### What the exercise asks
Pictures do not belong in the copy; transcribe everything else in the records exactly.

### Plotting code records
** start **
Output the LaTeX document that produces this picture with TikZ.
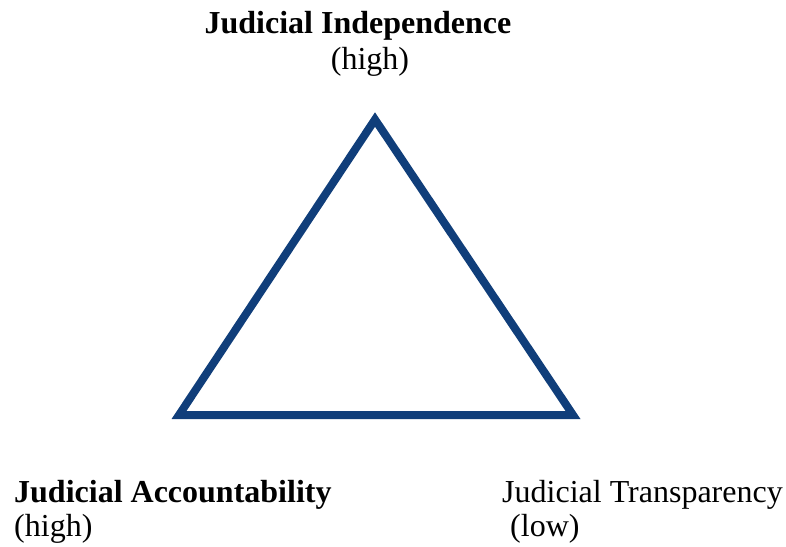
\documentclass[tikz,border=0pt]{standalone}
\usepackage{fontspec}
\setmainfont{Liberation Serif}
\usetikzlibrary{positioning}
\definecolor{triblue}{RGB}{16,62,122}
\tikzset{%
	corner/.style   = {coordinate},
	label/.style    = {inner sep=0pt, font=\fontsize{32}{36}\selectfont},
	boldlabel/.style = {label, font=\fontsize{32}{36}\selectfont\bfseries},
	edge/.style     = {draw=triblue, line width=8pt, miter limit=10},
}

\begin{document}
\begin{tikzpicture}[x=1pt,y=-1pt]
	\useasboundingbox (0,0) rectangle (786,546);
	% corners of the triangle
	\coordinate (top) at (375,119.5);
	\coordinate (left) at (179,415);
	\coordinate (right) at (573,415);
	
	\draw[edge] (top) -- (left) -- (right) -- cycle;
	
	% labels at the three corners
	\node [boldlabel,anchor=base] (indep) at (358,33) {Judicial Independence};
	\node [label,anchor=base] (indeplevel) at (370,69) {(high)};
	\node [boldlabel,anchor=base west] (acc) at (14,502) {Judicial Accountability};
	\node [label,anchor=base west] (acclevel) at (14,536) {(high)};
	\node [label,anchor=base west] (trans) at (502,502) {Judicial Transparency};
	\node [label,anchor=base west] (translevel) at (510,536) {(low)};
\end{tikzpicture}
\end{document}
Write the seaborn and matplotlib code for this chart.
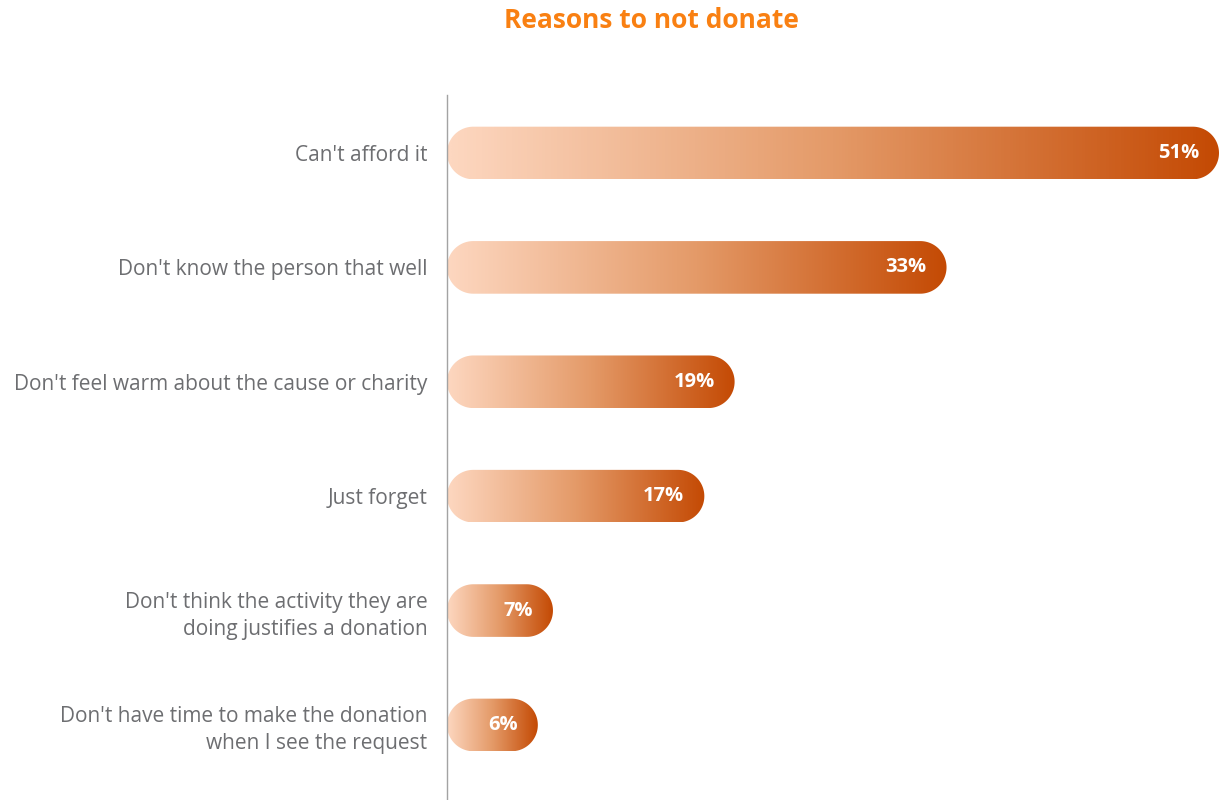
** end **
### Exercise result
Output the LaTeX document that produces this picture with TikZ.
\documentclass[tikz,border=0pt]{standalone}
\usepackage{fontspec}
\setmainfont{Liberation Serif}
\usetikzlibrary{positioning}
\definecolor{triblue}{RGB}{16,62,122}
\tikzset{%
	corner/.style   = {coordinate},
	label/.style    = {inner sep=0pt, font=\fontsize{32}{36}\selectfont},
	boldlabel/.style = {label, font=\fontsize{32}{36}\selectfont\bfseries},
	edge/.style     = {draw=triblue, line width=8pt, miter limit=10},
}

\begin{document}
\begin{tikzpicture}[x=1pt,y=-1pt]
	\useasboundingbox (0,0) rectangle (786,546);
	% corners of the triangle
	\coordinate (top) at (375,119.5);
	\coordinate (left) at (179,415);
	\coordinate (right) at (573,415);
	
	\draw[edge] (top) -- (left) -- (right) -- cycle;
	
	% labels at the three corners
	\node [boldlabel,anchor=base] (indep) at (358,33) {Judicial Independence};
	\node [label,anchor=base] (indeplevel) at (370,69) {(high)};
	\node [boldlabel,anchor=base west] (acc) at (14,502) {Judicial Accountability};
	\node [label,anchor=base west] (acclevel) at (14,536) {(high)};
	\node [label,anchor=base west] (trans) at (502,502) {Judicial Transparency};
	\node [label,anchor=base west] (translevel) at (510,536) {(low)};
\end{tikzpicture}
\end{document}
Write the seaborn and matplotlib code for this chart.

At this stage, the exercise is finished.